Wednesday, 18 July 2018: 11:15
Location: 401 (MTCC SOUTH BUILDING)
Oral Presentation
Gulay KILICASLAN, York University, Canada
Since 2009 the Middle East region has been going through a massive transformation. These remarkable changes concretized through a widespread social uprising around the region from the Green Movement in Iran to the Arab Spring affirming the people’s power in Tahrir Square and elsewhere and the Gezi resistance in Taksim Square in Istanbul. However, more recently, these uprisings have transitioned into devastation, as it is most visible in Syrian case. In analyzing these developments in the region from a social movement perspective, there have been many discussions around contention under authoritarianism, repertoires of contention, advantages of movement-centered vs. institutional-centered analysis of movements etc. These discussion reflects a re-direction in analytical and theoretical focus that corresponds to a larger problem about the production of knowledge on the popular movements in the non-Western world, specifically the Middle East. The problematic stems from the analysis of the powerful and the visible social and political actors or exceptional events in contentious politics without locating them within a larger historical or political context or trajectory.

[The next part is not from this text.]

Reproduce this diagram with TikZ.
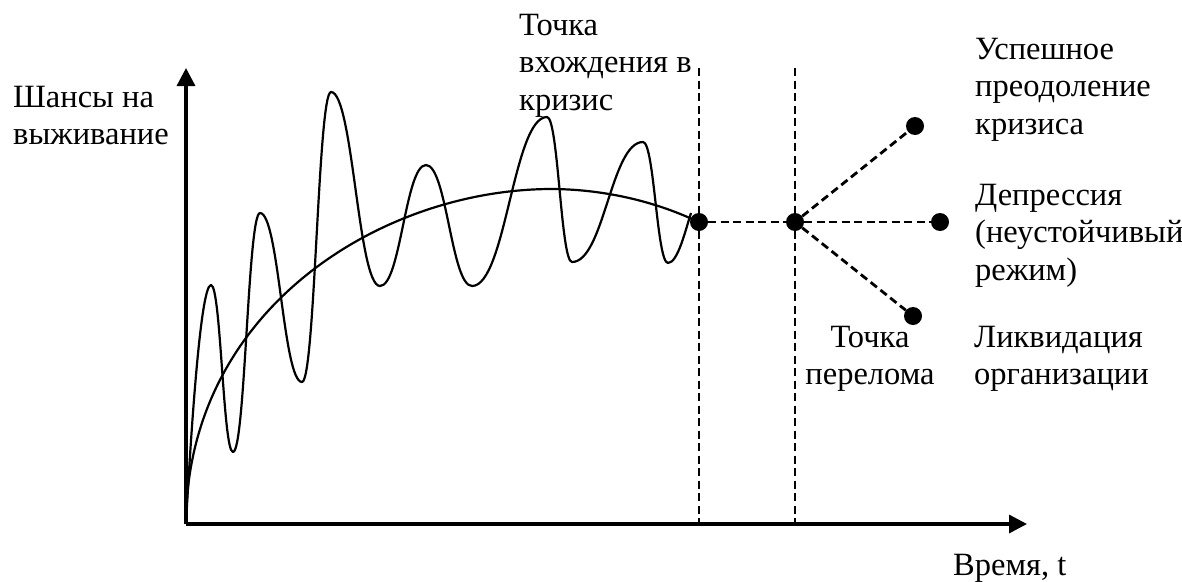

With this in mind, this paper aims to explore whether the social movement theories developed within the European and the U.S. contexts are useful to comprehend the urban popular movements in non-Western, especially in the Middle Eastern countries. In doing so, there is a need to understand how regime/repertoire relations work under repressive state contexts and how these relations transform states into more repressive institutional apparatuses. Given these two points of inquiries, mapping out the characteristics, advantages and limitations of social movement theories embedded within the Western context will provide an opportunity to question the methodological and epistemological validity of them regarding the non-Western contexts. This will also bring an alternative way to extend and revise existing social movement theories based on the U.S. and European experiences.